== LISTED ENTRIES ==
********************

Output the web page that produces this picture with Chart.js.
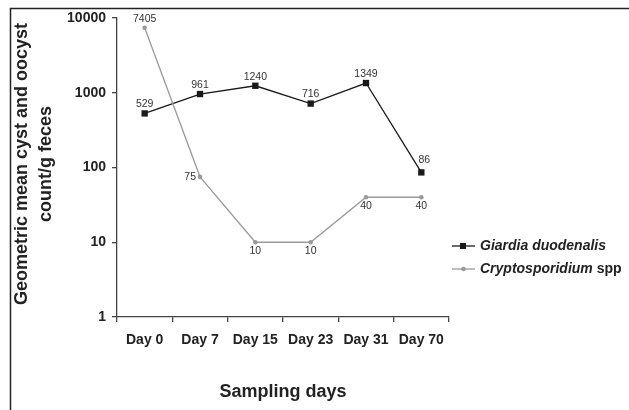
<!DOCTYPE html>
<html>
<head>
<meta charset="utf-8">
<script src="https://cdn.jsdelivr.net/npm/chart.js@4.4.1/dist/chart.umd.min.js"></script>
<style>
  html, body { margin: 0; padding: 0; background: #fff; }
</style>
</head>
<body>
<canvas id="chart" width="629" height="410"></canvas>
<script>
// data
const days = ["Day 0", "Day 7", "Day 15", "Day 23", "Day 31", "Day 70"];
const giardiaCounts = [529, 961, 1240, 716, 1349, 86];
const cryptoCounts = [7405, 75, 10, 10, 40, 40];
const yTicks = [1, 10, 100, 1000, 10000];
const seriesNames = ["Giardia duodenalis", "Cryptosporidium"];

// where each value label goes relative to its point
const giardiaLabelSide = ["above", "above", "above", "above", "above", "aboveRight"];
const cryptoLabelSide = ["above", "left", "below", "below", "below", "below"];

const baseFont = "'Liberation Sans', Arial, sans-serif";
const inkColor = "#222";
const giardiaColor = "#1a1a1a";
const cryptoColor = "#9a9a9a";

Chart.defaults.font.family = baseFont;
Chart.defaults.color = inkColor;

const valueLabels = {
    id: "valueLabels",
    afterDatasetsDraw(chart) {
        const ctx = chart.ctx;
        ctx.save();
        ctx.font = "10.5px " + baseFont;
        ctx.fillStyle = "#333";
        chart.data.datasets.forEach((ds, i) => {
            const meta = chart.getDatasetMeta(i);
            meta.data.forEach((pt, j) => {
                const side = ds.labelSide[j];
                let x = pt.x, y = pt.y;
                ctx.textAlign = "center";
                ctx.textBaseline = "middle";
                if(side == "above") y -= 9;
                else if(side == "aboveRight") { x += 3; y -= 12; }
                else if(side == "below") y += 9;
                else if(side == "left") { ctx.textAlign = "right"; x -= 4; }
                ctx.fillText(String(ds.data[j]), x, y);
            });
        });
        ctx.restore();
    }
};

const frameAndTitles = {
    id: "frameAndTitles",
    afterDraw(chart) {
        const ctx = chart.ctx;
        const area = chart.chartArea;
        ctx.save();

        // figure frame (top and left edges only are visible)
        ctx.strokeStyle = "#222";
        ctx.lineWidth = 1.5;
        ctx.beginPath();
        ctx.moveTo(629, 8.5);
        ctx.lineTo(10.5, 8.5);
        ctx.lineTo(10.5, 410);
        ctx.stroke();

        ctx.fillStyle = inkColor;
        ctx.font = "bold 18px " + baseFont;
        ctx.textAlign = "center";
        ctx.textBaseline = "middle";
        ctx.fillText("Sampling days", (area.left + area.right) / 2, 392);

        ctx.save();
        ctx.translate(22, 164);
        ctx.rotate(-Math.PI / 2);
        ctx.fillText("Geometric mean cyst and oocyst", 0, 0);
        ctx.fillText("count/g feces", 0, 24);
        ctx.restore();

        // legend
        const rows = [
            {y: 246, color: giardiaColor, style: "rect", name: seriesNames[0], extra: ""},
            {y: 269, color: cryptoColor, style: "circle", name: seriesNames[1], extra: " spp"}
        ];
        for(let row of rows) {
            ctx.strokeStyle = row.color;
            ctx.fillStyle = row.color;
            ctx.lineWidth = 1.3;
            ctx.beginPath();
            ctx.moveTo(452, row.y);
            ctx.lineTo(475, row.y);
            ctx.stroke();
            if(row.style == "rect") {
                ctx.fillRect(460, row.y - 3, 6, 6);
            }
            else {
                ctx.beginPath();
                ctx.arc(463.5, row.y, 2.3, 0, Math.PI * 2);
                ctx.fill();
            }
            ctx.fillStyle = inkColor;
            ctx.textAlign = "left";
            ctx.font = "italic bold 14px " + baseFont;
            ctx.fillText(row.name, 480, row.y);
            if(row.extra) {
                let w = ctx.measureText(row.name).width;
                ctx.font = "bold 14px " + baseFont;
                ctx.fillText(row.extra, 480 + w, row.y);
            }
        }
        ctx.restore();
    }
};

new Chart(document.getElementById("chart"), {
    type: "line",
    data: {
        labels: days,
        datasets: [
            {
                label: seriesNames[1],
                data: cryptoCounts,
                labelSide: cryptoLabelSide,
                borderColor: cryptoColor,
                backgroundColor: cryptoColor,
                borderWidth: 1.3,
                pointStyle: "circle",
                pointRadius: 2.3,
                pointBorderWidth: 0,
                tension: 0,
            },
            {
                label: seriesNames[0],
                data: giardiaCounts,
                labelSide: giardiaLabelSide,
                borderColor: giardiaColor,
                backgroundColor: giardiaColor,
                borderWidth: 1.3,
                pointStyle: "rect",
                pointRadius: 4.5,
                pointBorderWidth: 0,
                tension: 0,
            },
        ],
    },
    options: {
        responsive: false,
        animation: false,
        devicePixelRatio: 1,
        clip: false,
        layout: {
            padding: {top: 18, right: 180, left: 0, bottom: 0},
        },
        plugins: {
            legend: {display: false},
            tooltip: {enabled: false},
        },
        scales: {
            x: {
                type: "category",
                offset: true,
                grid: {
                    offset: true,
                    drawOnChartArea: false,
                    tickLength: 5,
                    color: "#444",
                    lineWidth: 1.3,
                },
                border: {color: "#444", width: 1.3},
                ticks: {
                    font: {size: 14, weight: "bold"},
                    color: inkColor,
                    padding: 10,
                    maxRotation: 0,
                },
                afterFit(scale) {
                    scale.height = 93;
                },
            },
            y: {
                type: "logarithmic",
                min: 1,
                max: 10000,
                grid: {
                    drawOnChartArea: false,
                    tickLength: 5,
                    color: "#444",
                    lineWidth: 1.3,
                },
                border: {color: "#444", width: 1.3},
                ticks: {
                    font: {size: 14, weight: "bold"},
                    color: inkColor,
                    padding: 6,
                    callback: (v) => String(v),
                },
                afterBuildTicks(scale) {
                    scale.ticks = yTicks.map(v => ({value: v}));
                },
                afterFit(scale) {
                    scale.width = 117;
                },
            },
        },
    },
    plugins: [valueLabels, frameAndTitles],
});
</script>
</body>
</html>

********************

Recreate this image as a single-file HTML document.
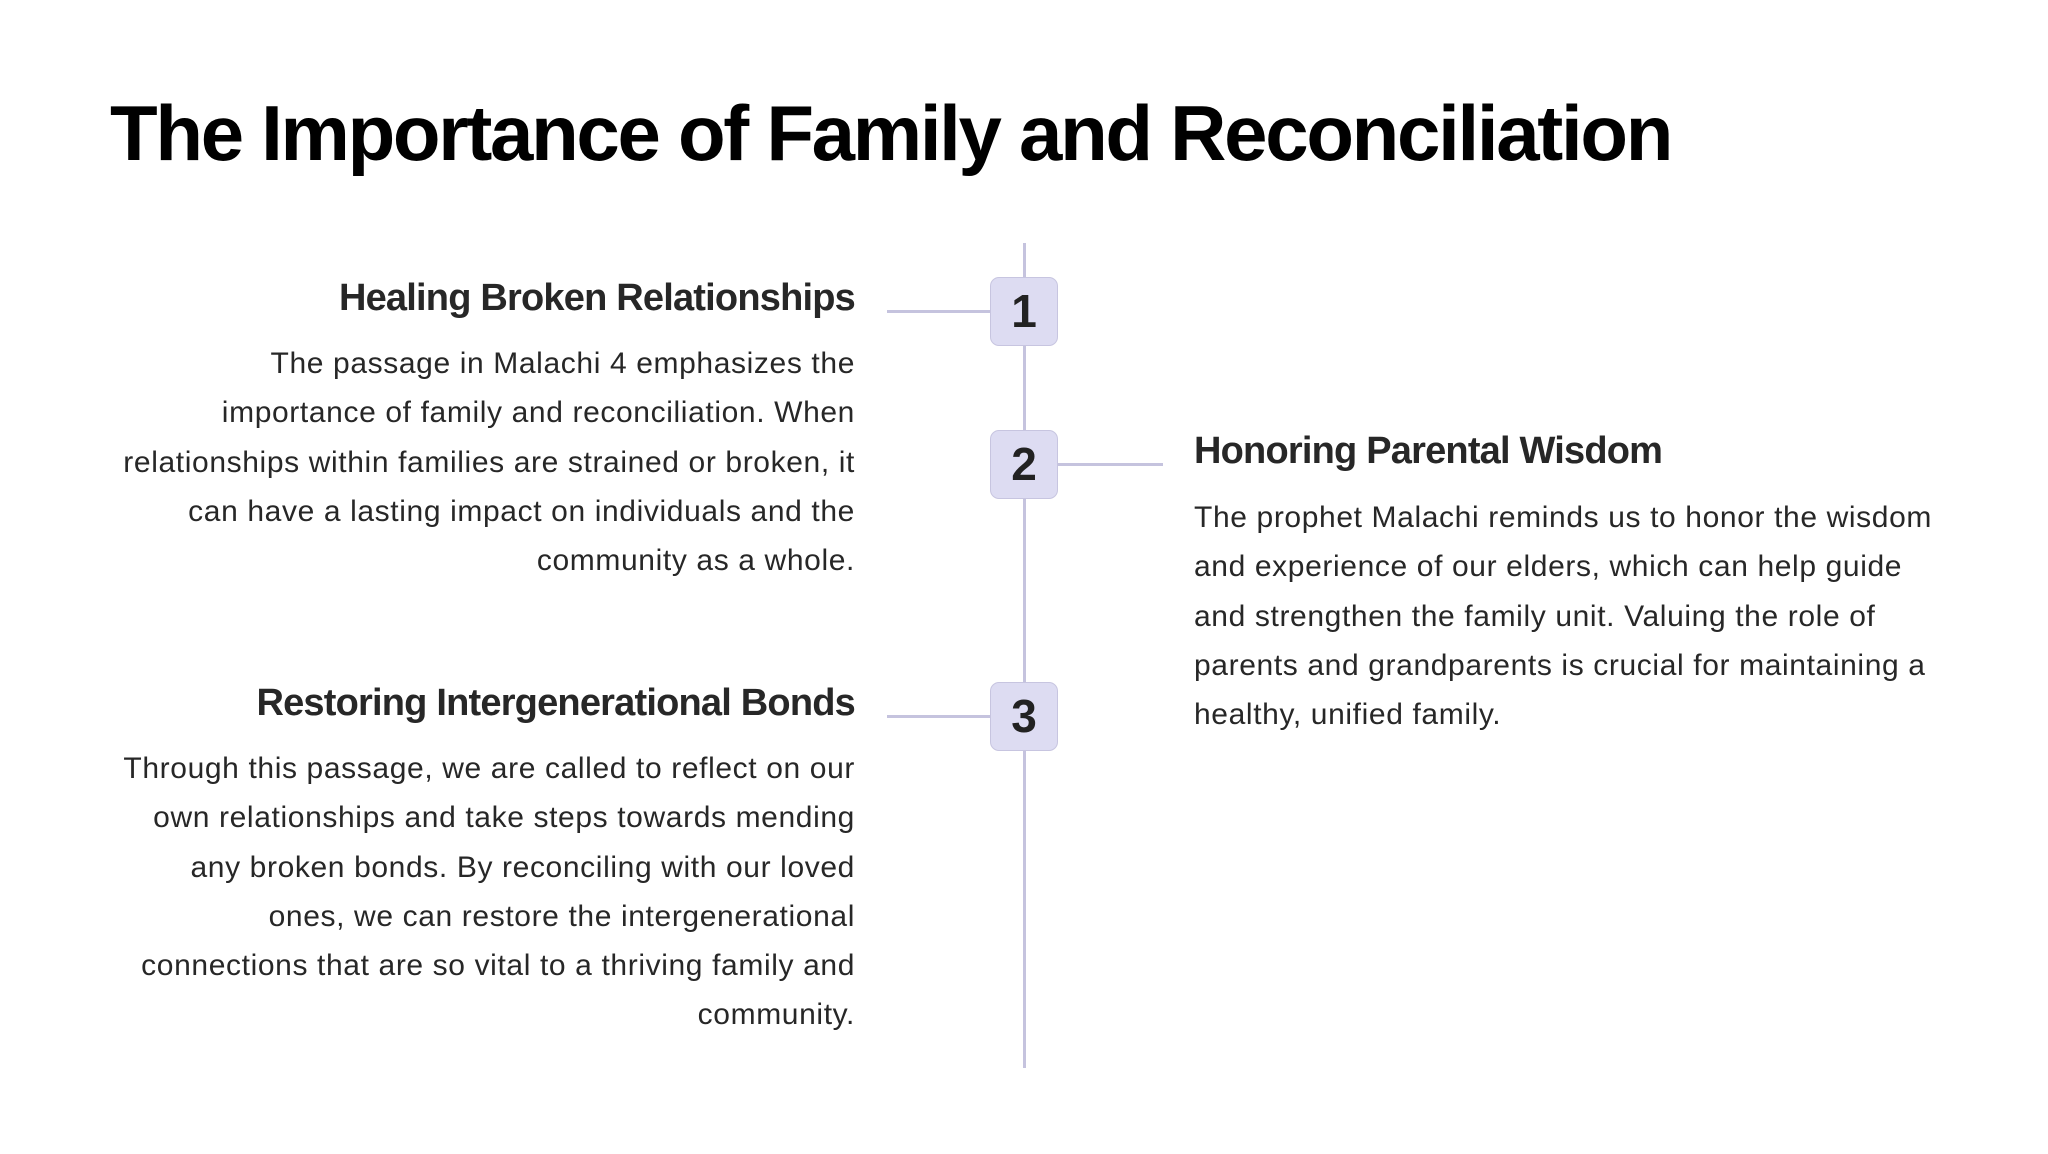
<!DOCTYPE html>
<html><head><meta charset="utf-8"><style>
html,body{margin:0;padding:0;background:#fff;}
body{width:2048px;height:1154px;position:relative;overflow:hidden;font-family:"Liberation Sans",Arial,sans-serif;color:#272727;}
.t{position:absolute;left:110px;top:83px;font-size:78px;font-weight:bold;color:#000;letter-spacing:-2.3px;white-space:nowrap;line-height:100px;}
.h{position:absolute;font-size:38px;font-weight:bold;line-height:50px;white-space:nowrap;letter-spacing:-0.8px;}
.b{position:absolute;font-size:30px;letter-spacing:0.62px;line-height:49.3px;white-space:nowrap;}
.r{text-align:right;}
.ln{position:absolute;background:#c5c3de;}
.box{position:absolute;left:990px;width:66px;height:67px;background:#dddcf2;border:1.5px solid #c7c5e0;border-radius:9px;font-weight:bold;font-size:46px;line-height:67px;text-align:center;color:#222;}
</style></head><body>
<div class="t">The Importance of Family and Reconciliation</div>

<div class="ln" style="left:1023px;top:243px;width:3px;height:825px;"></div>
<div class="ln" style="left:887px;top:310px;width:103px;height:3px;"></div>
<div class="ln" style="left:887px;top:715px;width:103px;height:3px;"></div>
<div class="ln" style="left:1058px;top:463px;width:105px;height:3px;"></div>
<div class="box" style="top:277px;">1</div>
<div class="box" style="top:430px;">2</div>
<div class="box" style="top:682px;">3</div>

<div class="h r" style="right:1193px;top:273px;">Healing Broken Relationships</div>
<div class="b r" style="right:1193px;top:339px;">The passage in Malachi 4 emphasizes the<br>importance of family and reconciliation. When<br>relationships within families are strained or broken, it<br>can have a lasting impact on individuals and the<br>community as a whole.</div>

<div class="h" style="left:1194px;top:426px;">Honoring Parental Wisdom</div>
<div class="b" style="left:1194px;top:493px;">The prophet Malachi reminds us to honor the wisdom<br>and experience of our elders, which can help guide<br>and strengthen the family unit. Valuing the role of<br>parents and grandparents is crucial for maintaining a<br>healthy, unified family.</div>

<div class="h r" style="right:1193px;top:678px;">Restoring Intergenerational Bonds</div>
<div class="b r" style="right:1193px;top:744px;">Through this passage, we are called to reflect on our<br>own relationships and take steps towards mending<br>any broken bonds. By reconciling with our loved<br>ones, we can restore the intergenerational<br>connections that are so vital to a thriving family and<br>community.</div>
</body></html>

********************

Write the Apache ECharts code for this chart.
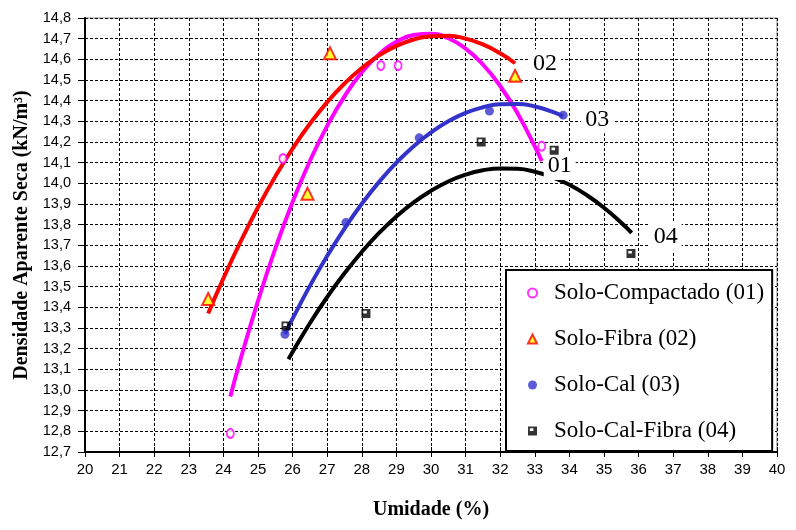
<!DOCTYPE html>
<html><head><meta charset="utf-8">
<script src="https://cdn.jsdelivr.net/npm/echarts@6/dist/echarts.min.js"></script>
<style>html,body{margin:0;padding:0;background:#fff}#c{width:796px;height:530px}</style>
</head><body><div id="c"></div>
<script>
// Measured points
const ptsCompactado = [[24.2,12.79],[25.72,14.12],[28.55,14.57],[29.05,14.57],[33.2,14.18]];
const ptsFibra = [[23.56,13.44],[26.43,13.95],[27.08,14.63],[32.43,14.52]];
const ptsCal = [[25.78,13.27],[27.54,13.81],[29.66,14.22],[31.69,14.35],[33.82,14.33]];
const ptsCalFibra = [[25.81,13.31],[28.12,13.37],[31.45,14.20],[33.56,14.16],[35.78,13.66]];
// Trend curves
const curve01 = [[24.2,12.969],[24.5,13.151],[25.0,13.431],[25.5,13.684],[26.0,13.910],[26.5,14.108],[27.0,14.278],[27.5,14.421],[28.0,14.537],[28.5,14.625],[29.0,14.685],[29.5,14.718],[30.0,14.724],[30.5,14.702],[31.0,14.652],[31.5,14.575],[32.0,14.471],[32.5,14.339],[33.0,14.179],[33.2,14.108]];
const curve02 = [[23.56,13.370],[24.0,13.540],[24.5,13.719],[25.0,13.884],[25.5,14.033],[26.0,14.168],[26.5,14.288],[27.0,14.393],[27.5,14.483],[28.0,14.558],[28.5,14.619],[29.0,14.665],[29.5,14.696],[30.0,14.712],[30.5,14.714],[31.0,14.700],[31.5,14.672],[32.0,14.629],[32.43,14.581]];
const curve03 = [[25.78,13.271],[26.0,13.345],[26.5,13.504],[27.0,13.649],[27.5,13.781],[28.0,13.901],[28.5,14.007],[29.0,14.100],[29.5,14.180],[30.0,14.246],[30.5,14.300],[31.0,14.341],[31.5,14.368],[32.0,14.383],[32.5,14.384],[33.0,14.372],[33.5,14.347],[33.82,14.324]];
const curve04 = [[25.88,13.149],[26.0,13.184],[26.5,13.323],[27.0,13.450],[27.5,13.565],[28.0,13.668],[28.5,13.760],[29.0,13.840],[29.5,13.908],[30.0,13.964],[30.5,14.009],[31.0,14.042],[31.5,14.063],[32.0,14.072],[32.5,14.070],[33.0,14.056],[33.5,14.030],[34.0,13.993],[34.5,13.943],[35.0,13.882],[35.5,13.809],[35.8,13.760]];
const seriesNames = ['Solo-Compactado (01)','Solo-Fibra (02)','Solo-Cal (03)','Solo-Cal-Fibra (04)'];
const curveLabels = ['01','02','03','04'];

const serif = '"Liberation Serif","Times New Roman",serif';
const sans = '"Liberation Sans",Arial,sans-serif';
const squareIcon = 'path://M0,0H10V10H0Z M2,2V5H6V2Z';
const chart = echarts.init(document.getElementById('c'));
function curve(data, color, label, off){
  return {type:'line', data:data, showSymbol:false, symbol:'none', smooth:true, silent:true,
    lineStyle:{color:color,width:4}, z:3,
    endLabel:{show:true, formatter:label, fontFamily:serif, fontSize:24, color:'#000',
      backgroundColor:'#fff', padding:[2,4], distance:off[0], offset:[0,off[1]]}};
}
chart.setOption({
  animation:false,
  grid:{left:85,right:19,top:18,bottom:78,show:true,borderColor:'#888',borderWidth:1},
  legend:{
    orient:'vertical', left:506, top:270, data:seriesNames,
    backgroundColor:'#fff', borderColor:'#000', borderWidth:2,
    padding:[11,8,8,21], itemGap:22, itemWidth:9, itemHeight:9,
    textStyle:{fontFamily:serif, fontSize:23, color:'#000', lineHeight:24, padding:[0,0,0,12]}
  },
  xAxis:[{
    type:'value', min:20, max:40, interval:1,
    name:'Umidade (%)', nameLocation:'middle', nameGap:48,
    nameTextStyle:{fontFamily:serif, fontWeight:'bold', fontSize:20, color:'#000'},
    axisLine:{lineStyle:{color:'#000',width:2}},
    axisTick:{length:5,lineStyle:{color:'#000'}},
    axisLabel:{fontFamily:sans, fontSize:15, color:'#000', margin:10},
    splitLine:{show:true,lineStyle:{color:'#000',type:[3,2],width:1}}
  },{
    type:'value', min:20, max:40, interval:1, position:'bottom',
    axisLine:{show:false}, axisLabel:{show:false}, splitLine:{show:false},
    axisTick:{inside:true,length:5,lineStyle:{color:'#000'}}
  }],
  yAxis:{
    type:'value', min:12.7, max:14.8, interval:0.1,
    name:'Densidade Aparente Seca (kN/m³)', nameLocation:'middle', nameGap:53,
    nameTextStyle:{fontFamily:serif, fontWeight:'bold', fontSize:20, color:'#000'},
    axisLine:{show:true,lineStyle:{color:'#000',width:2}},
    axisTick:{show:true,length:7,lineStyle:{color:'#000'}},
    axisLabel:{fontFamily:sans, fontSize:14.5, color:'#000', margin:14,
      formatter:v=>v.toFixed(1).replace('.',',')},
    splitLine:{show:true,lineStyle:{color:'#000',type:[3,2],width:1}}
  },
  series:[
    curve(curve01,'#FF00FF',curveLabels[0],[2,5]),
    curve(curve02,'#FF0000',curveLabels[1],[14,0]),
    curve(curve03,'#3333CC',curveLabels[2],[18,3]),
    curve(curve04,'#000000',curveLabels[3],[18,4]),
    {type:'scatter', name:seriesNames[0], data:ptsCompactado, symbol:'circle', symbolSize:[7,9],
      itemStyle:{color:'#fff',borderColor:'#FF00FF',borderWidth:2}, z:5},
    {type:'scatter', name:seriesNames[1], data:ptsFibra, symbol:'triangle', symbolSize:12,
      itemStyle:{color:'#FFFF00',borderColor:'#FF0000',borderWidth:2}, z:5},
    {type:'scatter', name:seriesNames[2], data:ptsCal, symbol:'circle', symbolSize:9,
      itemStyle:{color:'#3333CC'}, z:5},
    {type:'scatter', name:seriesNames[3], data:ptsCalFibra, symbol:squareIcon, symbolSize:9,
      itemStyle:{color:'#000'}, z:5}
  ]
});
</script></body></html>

********************

== EXERCISE REQUIREMENTS ==
Above this task is a listing with pictures in it. Retype only the lines from the one containing "Recreate this image" through the one containing "Family and Reconciliation</div>", both included, and not the pictures.

== COMPLETED EXERCISE ==
Recreate this image as a single-file HTML document.
<!DOCTYPE html>
<html><head><meta charset="utf-8"><style>
html,body{margin:0;padding:0;background:#fff;}
body{width:2048px;height:1154px;position:relative;overflow:hidden;font-family:"Liberation Sans",Arial,sans-serif;color:#272727;}
.t{position:absolute;left:110px;top:83px;font-size:78px;font-weight:bold;color:#000;letter-spacing:-2.3px;white-space:nowrap;line-height:100px;}
.h{position:absolute;font-size:38px;font-weight:bold;line-height:50px;white-space:nowrap;letter-spacing:-0.8px;}
.b{position:absolute;font-size:30px;letter-spacing:0.62px;line-height:49.3px;white-space:nowrap;}
.r{text-align:right;}
.ln{position:absolute;background:#c5c3de;}
.box{position:absolute;left:990px;width:66px;height:67px;background:#dddcf2;border:1.5px solid #c7c5e0;border-radius:9px;font-weight:bold;font-size:46px;line-height:67px;text-align:center;color:#222;}
</style></head><body>
<div class="t">The Importance of Family and Reconciliation</div>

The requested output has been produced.